Research

ROBOT Attack - Specification vs Implementation

ROBOT is a new attack against TLS, the encrypted communications protocol used for browsing the web, sending email via Outlook, and many other everyday tasks that use encryption.

First Published 15th December 2017 

ROBOT Attack - Specification vs Implementation

I, Robot.

4 min read  |  Reflare Research Team

This week saw the release of a new/old attack targeting communications encrypted with TLS - the main encryption standard for almost all end-user communications on the internet. ROBOT stands for “Return Of Bleichenbacher's Oracle Threat” and as the name implies, it is the rediscovery of an old attack that surprisingly still affects modern systems.

Using the attack, hackers can potentially eavesdrop on encrypted web surfing and many other encrypted communications. In this briefing, we will take a look at the ROBOT attack, the underlying Bleichenbacher Attack and why conceptual vulnerabilities are hard to fix.

What is the Bleichenbacher Attack?

The Bleichenbacher attack is a practical implementation of a so-called “Adaptive chosen-ciphertext attack” against SSL demonstrated by its namesake Daniel Bleichenbacher in 1998. While the cryptographic details of an Adaptive Chosen Ciphertext Attack are beyond the scope of this briefing, a short summary of the attack’s logic is as follows: In most encryption schemes, messages must be of specific lengths.

Messages that are too short are padded to the correct length. When a server is programmed to react to an encrypted message (such as a web server responding to a request) with different errors for “invalid key” and “invalid padding” it becomes possible to systematically inject data into the encrypted message and slowly but surely decrypt it by observing which injections lead to decryption errors and which lead to padding errors. After the attack was demonstrated, the SSL successor TLS was specifically designed to prevent such vulnerabilities.

What is the ROBOT Attack?

As the name implies, the ROBOT attack is the discovery that after almost 20 years, implementations by major vendors are once again vulnerable to the same attack. Affected vendors include industry heavyweights such as F5, Cisco and Citrix and popular programming languages such as Java and Erlang.

Using the attack, an attacker can eavesdrop on TLS encrypted communications and then, later on, decrypt them by replaying packets to a vulnerable server and performing the required injections. Traffic encrypted with TLS includes most web, mail and instant messaging traffic.

How could this happen?

While the answer to this question differs from vendor to vendor, the two core elements are as follows.


1) Cryptography is complicated -  Even within the field of information security, few people fully understand cryptography on the highest level. Since cryptography is a field where mathematics and IT overlap, it is both vast and very complex.

2) Memories are short - In most fields, 19 years is a reasonably short interval. In terms of information security, however, it is an incredibly long timespan.

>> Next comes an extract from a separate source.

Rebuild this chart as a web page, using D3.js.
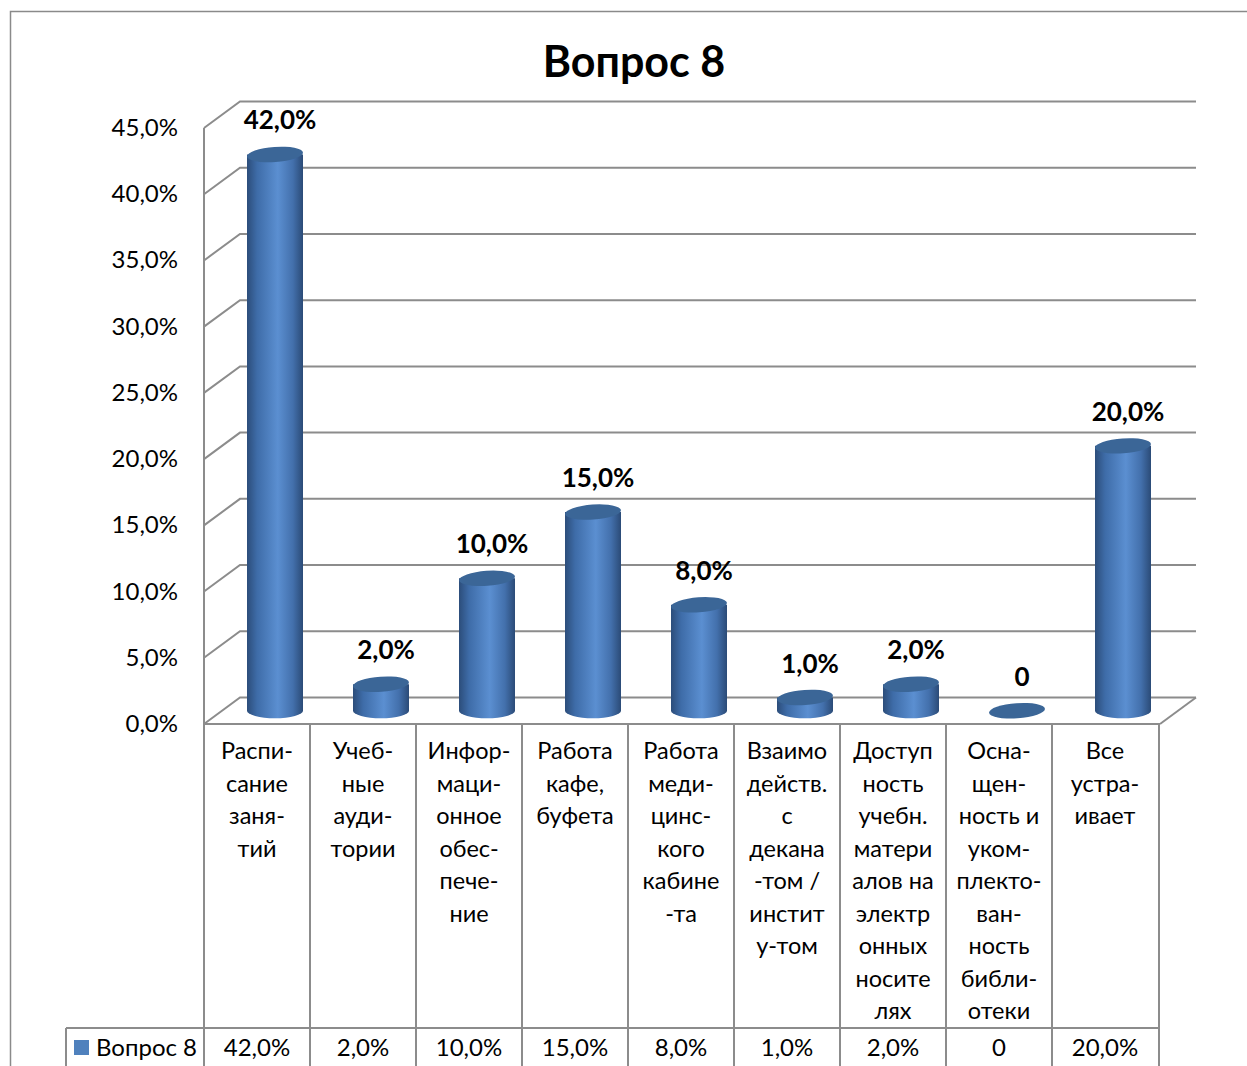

While information security is a field of its own in 2017, it was considered part of programming and computer science in 1998. Very few of the experts from back then still work in information security today. Both of these factors taken together allow old vulnerabilities to slowly sneak back into new implementations. As the details of old attacks are forgotten, safeguards meant to prevent them are ignored or ill-implemented, making the attack possible once again.

How can I protect myself?

Users can do very little to protect themselves against the ROBOT attack. The good news is that patches seem to be deployed relatively quickly and that most implementations of TLS in modern browsers and other software will default to using cipher suites with forward secrecy, which make the ROBOT attack significantly harder or even impossible.

As an additional security measure, it is advisable to make it harder for attackers to eavesdrop on your encrypted data - for example by using a secure VPN when accessing the internet through public hotspots.